At least three people lost their lives and several others were injured overnight following a large-scale Ukrainian drone attack on Russia’s Moscow region, according to Russian authorities.
Regional governor Andrei Vorobiev said a woman was killed in Khimki, located north of Moscow, while another person remained trapped beneath debris. He added that a man and a woman also died in the village of Pogorelki.
India’s embassy in Moscow later confirmed that an Indian national had been killed and three others injured, although it was unclear whether these casualties were included in the official regional death toll. Another fatality was also reported in Russia’s Belgorod region near the Ukrainian border.
Ukrainian President Volodymyr Zelensky described the strikes as a “fully justified” response to deadly Russian attacks on Ukrainian cities.
Russian state media agency Tass reported that the incident marked the largest attack on Moscow in more than a year. The latest escalation comes days after a major Russian drone and missile strike killed 24 people in Kyiv earlier this week.
Meanwhile, Ukrainian officials reported that eight people were injured in overnight Russian drone and artillery attacks in the central Dnipropetrovsk region. Russia launched its full-scale invasion of Ukraine in 2022 and currently occupies roughly 20 percent of Ukrainian territory.
In a Telegram post early Sunday, Vorobiev said Russian air defence systems had been responding to a “massive UAV attack” on the Moscow region since around 3:00 am.
He said four people, three men and one woman, were injured, and several homes were damaged. A private house in the village of Subbotino, south-west of Moscow, was also reportedly set ablaze. Moscow Mayor Sergei Sobyanin stated that 12 people were injured after drones struck an entrance to the city’s oil refinery, damaging three nearby homes.
Russia’s military claimed it intercepted 556 drones nationwide, including around 130 in the Moscow region.

Sheremetyevo Airport, Moscow’s busiest airport, also reported that drone debris had fallen on its premises, though no injuries were recorded. Airport officials said operations and passenger services remained stable.
Later on Sunday, President Zelensky said Ukraine’s “long-range sanctions” had reached the Moscow region, referring to the drone operation.

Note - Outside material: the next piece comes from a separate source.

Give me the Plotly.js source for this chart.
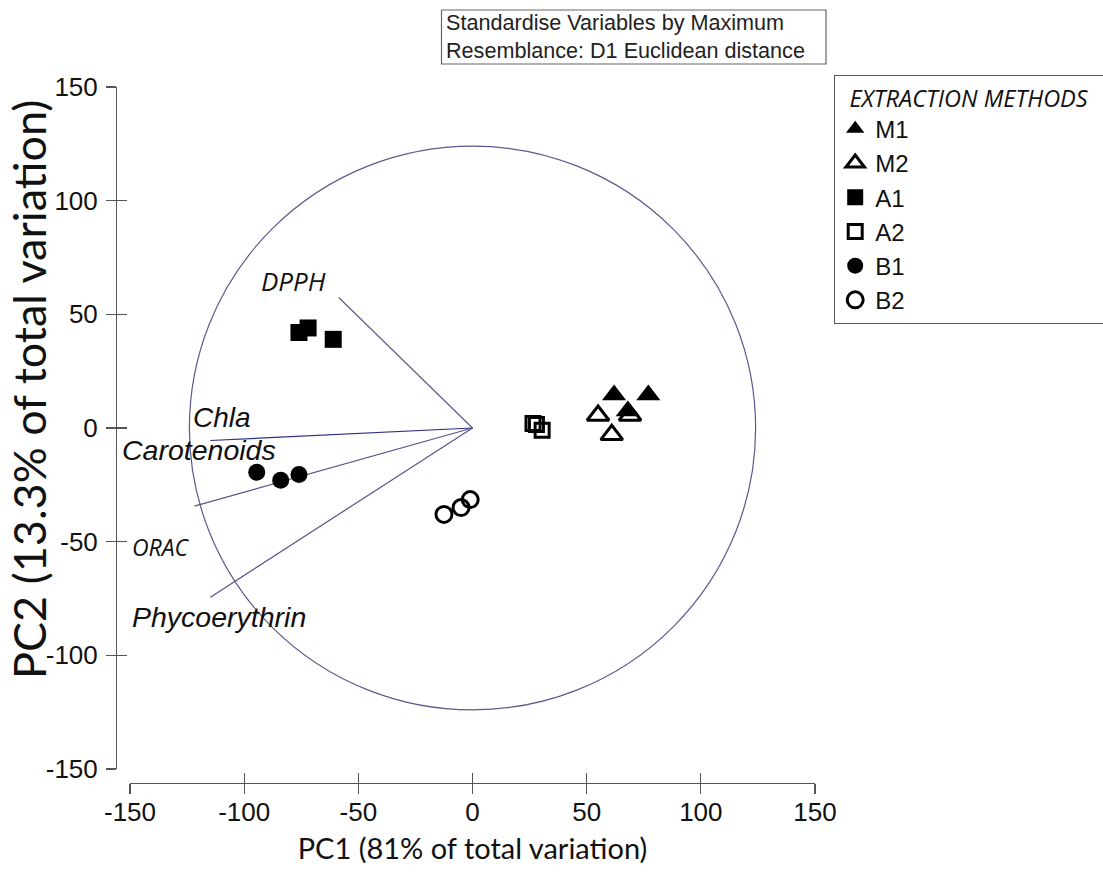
<!DOCTYPE html>
<html>
<head>
<meta charset="utf-8">
<script src="https://cdn.plot.ly/plotly-3.0.1.min.js"></script>
<style>
html,body{margin:0;padding:0;background:#ffffff;}
#chart{width:1103px;height:875px;}
</style>
</head>
<body>
<div id="chart"></div>
<script>
// ---------------- DATA ----------------
const axisTicks = [-150, -100, -50, 0, 50, 100, 150];

const groupNames = ['M1', 'M2', 'A1', 'A2', 'B1', 'B2'];

const m1PC1 = [62, 77, 68];
const m1PC2 = [14.5, 14.5, 7.5];
const m2PC1 = [55, 61, 69];
const m2PC2 = [5.5, -3, 5.5];
const a1PC1 = [-76, -72, -61];
const a1PC2 = [42, 44, 39];
const a2PC1 = [26.5, 28, 30.5];
const a2PC2 = [2, 1.5, -1];
const b1PC1 = [-94.5, -84, -76];
const b1PC2 = [-19.5, -23, -20.5];
const b2PC1 = [-12.5, -5, -1];
const b2PC2 = [-38, -35, -31.5];

const vectorNames = ['DPPH', 'Chla', 'Carotenoids', 'Phycoerythrin'];
const vectorPC1 = [-58.6, -114.8, -121.8, -114.8];
const vectorPC2 = [57.4, -5.5, -34.4, -74.4];

const vectorLabels = ['DPPH', 'Chla', 'Carotenoids', 'ORAC', 'Phycoerythrin'];

const circleRadius = 124;

const xTitle = 'PC1 (81% of total variation)';
const yTitle = 'PC2 (13.3% of total variation)';
const noteText = ['Standardise Variables by Maximum', 'Resemblance: D1 Euclidean distance'];
const legendTitle = 'EXTRACTION METHODS';

// ---------------- GEOMETRY / STYLE ----------------
const W = 1103, H = 875;
const ML = 116, MR = 288, MT = 87, MB = 92;
const PW = W - ML - MR, PH = H - MT - MB;
const px2x = p => (p - ML) / PW;
const px2y = p => (H - MB - p) / PH;

const groupData = {
  M1: [m1PC1, m1PC2], M2: [m2PC1, m2PC2], A1: [a1PC1, a1PC2],
  A2: [a2PC1, a2PC2], B1: [b1PC1, b1PC2], B2: [b2PC1, b2PC2]
};
const groupStyle = {
  M1: {symbol: 'triangle-up', size: 21, rank: 1},
  M2: {symbol: 'triangle-up-open', size: 19, rank: 2},
  A1: {symbol: 'square', size: 17, rank: 3},
  A2: {symbol: 'square-open', size: 14, rank: 4},
  B1: {symbol: 'circle', size: 17, rank: 5},
  B2: {symbol: 'circle-open', size: 16, rank: 6}
};
const drawOrder = ['A1', 'A2', 'B1', 'B2', 'M2', 'M1'];

const vectorColor = {DPPH: '#5c5c8e', Chla: '#2e2e86', Carotenoids: '#55558c', Phycoerythrin: '#55558c'};

const labelStyle = {
  DPPH: {x: -78.6, y: 64.5, family: 'Open Sans', size: 26},
  Chla: {x: -109.7, y: 4.6, family: 'Liberation Sans', size: 28},
  Carotenoids: {x: -119.6, y: -9.5, family: 'Liberation Sans', size: 28.5},
  ORAC: {x: -136.4, y: -52.2, family: 'Open Sans', size: 23},
  Phycoerythrin: {x: -111, y: -83, family: 'Liberation Sans', size: 28.5}
};

// ---------------- TRACES ----------------
const traces = [];

vectorNames.forEach((name, i) => {
  traces.push({
    type: 'scatter', mode: 'lines',
    x: [0, vectorPC1[i]], y: [0, vectorPC2[i]],
    line: {color: vectorColor[name], width: 1.2},
    showlegend: false, hoverinfo: 'skip'
  });
});

drawOrder.forEach(g => {
  const st = groupStyle[g];
  const open = st.symbol.indexOf('open') >= 0;
  traces.push({
    type: 'scatter', mode: 'markers', name: g,
    x: groupData[g][0], y: groupData[g][1],
    legendrank: st.rank,
    marker: {symbol: st.symbol, size: st.size, color: '#000000',
             line: {color: '#000000', width: open ? 3 : 0}}
  });
});

// non-drawing trace so the overlay axes (inner half of the crossing ticks) exist
traces.push({type: 'scatter', mode: 'none', x: [axisTicks[0], axisTicks[axisTicks.length - 1]],
             y: [axisTicks[0], axisTicks[axisTicks.length - 1]], xaxis: 'x2', yaxis: 'y2',
             showlegend: false, hoverinfo: 'skip'});

// ---------------- LAYOUT ----------------
const tickFont = {family: 'Liberation Sans, Arial, sans-serif', size: 26, color: '#111111'};
const axisCommon = {
  range: [-150, 150], tickmode: 'array', tickvals: axisTicks,
  ticktext: axisTicks.map(String),
  showgrid: false, zeroline: false, automargin: false,
  tickcolor: '#555555', tickwidth: 1.2, ticklen: 10
};

const annotations = vectorLabels.map(name => {
  const s = labelStyle[name];
  return {
    x: s.x, y: s.y, xref: 'x', yref: 'y', text: name, showarrow: false,
    xanchor: 'center', yanchor: 'middle',
    font: {family: s.family, size: s.size, style: 'italic', color: '#111111'}
  };
});
annotations.push({
  xref: 'paper', yref: 'paper', x: px2x(444), y: px2y(37), xanchor: 'left', yanchor: 'middle',
  align: 'left', showarrow: false, text: noteText.join('<br>'),
  font: {family: 'Liberation Sans, Arial, sans-serif', size: 21.6, color: '#222222'}
});
// y-axis title (placed as rotated text to match the original's offset position)
annotations.push({
  xref: 'paper', yref: 'paper', x: px2x(29), y: px2y(390), xanchor: 'center', yanchor: 'middle',
  textangle: -90, showarrow: false, text: yTitle,
  font: {family: 'Lato, sans-serif', size: 45, color: '#111111'}
});

const layout = {
  width: W, height: H,
  margin: {l: ML, r: MR, t: MT, b: MB, pad: 0, autoexpand: false},
  paper_bgcolor: '#ffffff', plot_bgcolor: 'rgba(0,0,0,0)',
  showlegend: true,
  xaxis: Object.assign({}, axisCommon, {
    domain: [px2x(130), 1], anchor: 'free', position: 0,
    showline: true, linecolor: '#555555', linewidth: 1.2,
    ticks: 'outside', tickfont: tickFont, ticklabelstandoff: -4,
    title: {text: xTitle, font: {family: 'Lato, sans-serif', size: 29, color: '#111111'}, standoff: 12}
  }),
  yaxis: Object.assign({}, axisCommon, {
    domain: [px2y(769), 1], anchor: 'free', position: 0,
    showline: true, linecolor: '#555555', linewidth: 1.2,
    ticks: 'outside', tickfont: tickFont, ticklabelstandoff: 3
  }),
  xaxis2: Object.assign({}, axisCommon, {
    overlaying: 'x', anchor: 'free', position: 0, showline: false,
    ticks: 'inside', showticklabels: false
  }),
  yaxis2: Object.assign({}, axisCommon, {
    overlaying: 'y', anchor: 'free', position: 0, showline: false,
    ticks: 'inside', showticklabels: false
  }),
  shapes: [
    {type: 'circle', xref: 'x', yref: 'y', x0: -circleRadius, x1: circleRadius,
     y0: -circleRadius, y1: circleRadius, line: {color: '#5a5a90', width: 1.2}, layer: 'below'},
    {type: 'rect', xref: 'paper', yref: 'paper', x0: px2x(441.5), x1: px2x(826),
     y0: px2y(64), y1: px2y(10), line: {color: '#666666', width: 1.2}}
  ],
  annotations: annotations,
  legend: {
    x: px2x(834), y: px2y(75), xanchor: 'left', yanchor: 'top',
    bgcolor: '#ffffff', bordercolor: '#555555', borderwidth: 1.2,
    font: {family: 'Liberation Sans, Arial, sans-serif', size: 24, color: '#111111'},
    title: {text: '\u00a0\u00a0' + legendTitle + '\u00a0\u00a0',
            font: {family: 'Open Sans, sans-serif', size: 23.5, style: 'italic', color: '#111111'}},
    tracegroupgap: 0, itemclick: false, itemdoubleclick: false
  }
};

Plotly.newPlot('chart', traces, layout, {displayModeBar: false, staticPlot: true});
</script>
</body>
</html>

“We are clearly telling the Russians: their state must end its war,” he wrote on Telegram.
Ukraine’s state security service, the SBU, said it had jointly targeted several oil facilities and a semiconductor manufacturing plant in the Moscow region alongside the Ukrainian military.
The agency also claimed that several Russian air defence systems were hit at the Belbek military airfield in Crimea, the Ukrainian peninsula annexed by Russia in 2014.
Zelensky had previously vowed retaliation for recent Russian attacks on Kyiv and other Ukrainian areas. On Saturday, he said Ukraine had already destroyed several high-value Russian military assets this week, including aircraft, a helicopter, and a cargo vessel, in addition to targeting oil facilities.
Ukraine has stepped up attacks on Russian energy infrastructure in recent months, arguing that such facilities are legitimate military targets because they help sustain Russia’s war operations.
Separately, local officials in Ukraine said Russia carried out more than 30 drone and artillery attacks overnight across four districts of the Dnipropetrovsk region.
Regional official Oleksandr Hanzha said eight people were injured, while multiple homes were either damaged or destroyed. Three people were wounded in the regional capital, Dnipro, where several fires also broke out.
In the southern Zaporizhzhia region, local authorities said a woman was injured in a separate Russian drone attack on Saturday evening.
Ukraine’s air force later reported that Russia launched 287 drones overnight from late Saturday. According to the military, 279 were intercepted or shot down, though eight direct strikes were recorded across seven locations.